Pair ordered to pay more than $50,000 for oil tank discovered four years after selling Victoria home

Supreme Court Justice states the couple breached their contract

A Victoria pair has been ordered to pay more than $50,000 by the Supreme Court of B.C., to the people they sold their home to almost four years ago after an underground oil storage tank was found on the property in Esquimalt.

Christopher Warren and Antonia Warren were ordered to pay $44,774.30 in damages, plus $10,655.03 in litigation costs to William Walton and Nikolas Hill for the costs they paid to remove the tank and to remediate the contaminated soil associated with it.

According to the province, oil tanks have been used to heat homes for decades but are becoming obsolete as more effective heating methods are introduced. They also state that petroleum hydrocarbons and other substances can easily leak from underground storage tanks and migrate to other properties.

READ ALSO: Esquimalt arsonist sentencing adjourned to allowing family time to plan

Walton and Hill purchased the property, located in the 1100-block of Bewdley Avenue, in early 2016. They assert the Warrens breached the contract of purchase and sale by failing to remove the oil tank before the sale concluded.

In an affidavit filed on behalf of both Walton and Hill, Walton stated the realtor they used had warned them that many older homes in Victoria have buried oil tanks. Following her advice, the pair included an oil tank addendum in their contract to protect them against any costs associated with removing an underground oil tank and remediation of resulting contaminated soil.

The addendum stated the sellers would ensure that any underground oil storage tank would be removed before the sale completion date, which was Feb. 29, 2016.

Between Jan. 2 and 8, 2016 two companies performed scans of the property.

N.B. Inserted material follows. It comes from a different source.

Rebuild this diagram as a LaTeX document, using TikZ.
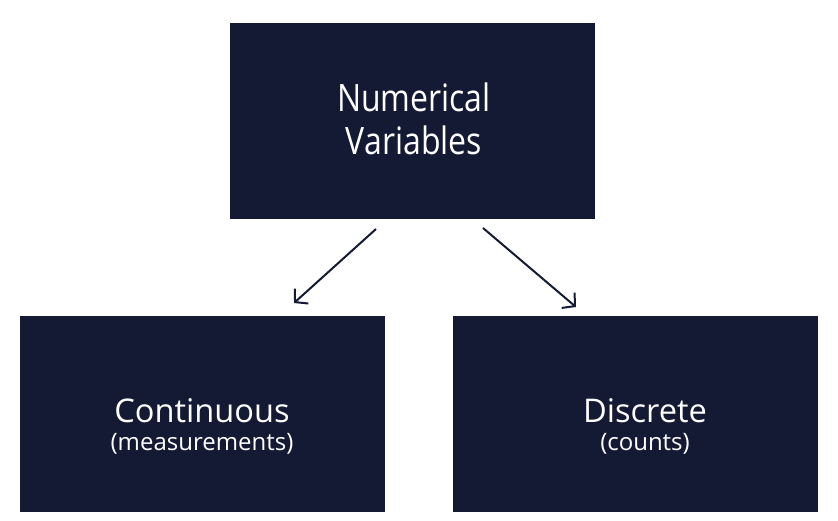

Neither of the companies found evidence of a underground oil storage tank and the contract was completed on the agreed-upon date.

Two years later the basement of the home on the property flooded and required replacement of the home’s drain system. On Nov. 16, 2018, a contractor discovered an underground oil storage tank on the property.

READ ALSO: Saanich aims to help homeowners dump their oil tanks for heat pumps

The underground oil storage tank was removed, along with the contents being pumped out for disposal. A representative of the Esquimalt Fire Department noted the soil around the underground oil storage tank appeared to be contaminated.

The plaintiffs paid $42,720.28 in total for the removal of the tank and soil remediation. In addition to the final charge, Walton and Hill were unable to pay all of the invoices when they were delivered and they incurred carrying charges of $577.74.

Neither Christopher Warren or Antonia Warren had any knowledge of the underground oil storage tank and stated in an affidavit that when they purchased the property they received a report that there were no underground oil storage tanks on the property. In addition to the report the couple had a company scan the property and received an oral report saying there was no evidence of underground oil storage tank.

“I accept that the defendants were surprised to learn of the underground oil storage tank on the property,” wrote Justice Heather MacNaughton in her reasons for judgment, which were posted online last week.

According to MacNaughton, the claim was not a complex one and revolves around the interpretation of the addendum. The Warrens argued the addendum should be interpreted as only requiring them to remove and remediate any underground oil storage tank that was discovered prior to the completion date.

MacNaughton disagreed, stating the addendum was not “ambiguous” and required the defendants to remove “any” oil tank on the property.

“As an oil tank was discovered some years after the completion date, the defendants had not complied with the terms of the addendum on the completion date. They were in breach of the addendum,” she wrote.